### Data segment
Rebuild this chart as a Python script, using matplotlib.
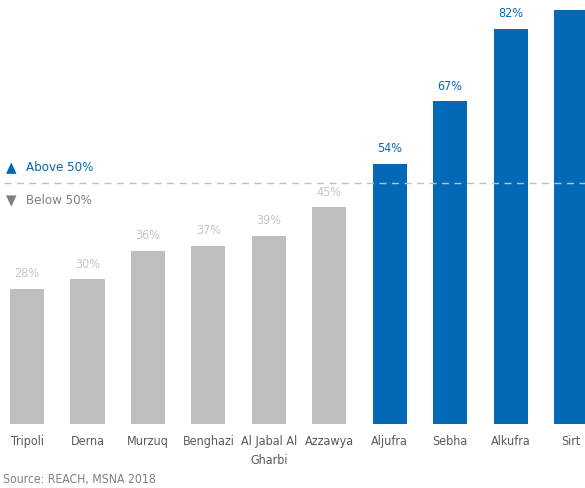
import numpy as np
import matplotlib.pyplot as plt

plt.rcParams['font.family'] = ['DejaVu Sans']
plt.rcParams['font.stretch'] = 'condensed'

cities = ["Tripoli", "Derna", "Murzuq", "Benghazi", "Al Jabal Al\nGharbi",
          "Azzawya", "Aljufra", "Sebha", "Alkufra", "Sirt"]
values = [28, 30, 36, 37, 39, 45, 54, 67, 82, 86]
threshold = 50

BLUE = "#0369b6"
GREY_BAR = "#bdbec0"
GREY_LABEL = "#c4c4c4"
TEXT = "#5a5a5a"

fig = plt.figure(figsize=(5.85, 4.88), dpi=100)
ax = fig.add_axes([0, 64 / 488, 1, 424 / 488])

x = np.arange(len(cities))
colors = [BLUE if v > threshold else GREY_BAR for v in values]
ax.bar(x, values, width=0.565, color=colors)

ymax = 88
for xi, v in zip(x, values):
    # the label of the tallest bar falls outside the picture in the original
    if v + 6 > ymax:
        continue
    ax.text(xi, v + 1.8, f"{v}%", ha="center", va="bottom", fontsize=9,
            color=BLUE if v > threshold else GREY_LABEL)

ax.set_xlim(-0.447, 9.23)
ax.set_ylim(0, ymax)

# threshold line and legend
ax.plot([-0.38, 9.23], [threshold, threshold], ls=(0, (5, 4)), color="#bfbfbf", lw=1)
ax.text(-0.34, threshold + 3.3, "\u25B2", color=BLUE, fontsize=11, va="center", ha="left")
ax.text(-0.02, threshold + 3.3, "Above 50%", color=BLUE, fontsize=9.5, va="center", ha="left")
ax.text(-0.34, threshold - 3.6, "\u25BC", color="#808080", fontsize=11, va="center", ha="left")
ax.text(-0.02, threshold - 3.6, "Below 50%", color="#808080", fontsize=9.5, va="center", ha="left")

ax.set_xticks(x)
ax.set_xticklabels(cities, fontsize=9, color=TEXT, linespacing=1.6)
ax.tick_params(axis="x", length=0, pad=8)
ax.set_yticks([])
for s in ax.spines.values():
    s.set_visible(False)

fig.text(3 / 585, 1 - 479 / 488, "Source: REACH, MSNA 2018", fontsize=8.7,
         color="#808080", va="center", ha="left")

fig.savefig("out.png", dpi=100)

### Prompt
Repeat the listing above up to and including the line with "ax.bar(x, values, width=0.565, color=colors)", starting from its first line. Drop any pictures.

### Expected output
Rebuild this chart as a Python script, using matplotlib.
import numpy as np
import matplotlib.pyplot as plt

plt.rcParams['font.family'] = ['DejaVu Sans']
plt.rcParams['font.stretch'] = 'condensed'

cities = ["Tripoli", "Derna", "Murzuq", "Benghazi", "Al Jabal Al\nGharbi",
          "Azzawya", "Aljufra", "Sebha", "Alkufra", "Sirt"]
values = [28, 30, 36, 37, 39, 45, 54, 67, 82, 86]
threshold = 50

BLUE = "#0369b6"
GREY_BAR = "#bdbec0"
GREY_LABEL = "#c4c4c4"
TEXT = "#5a5a5a"

fig = plt.figure(figsize=(5.85, 4.88), dpi=100)
ax = fig.add_axes([0, 64 / 488, 1, 424 / 488])

x = np.arange(len(cities))
colors = [BLUE if v > threshold else GREY_BAR for v in values]
ax.bar(x, values, width=0.565, color=colors)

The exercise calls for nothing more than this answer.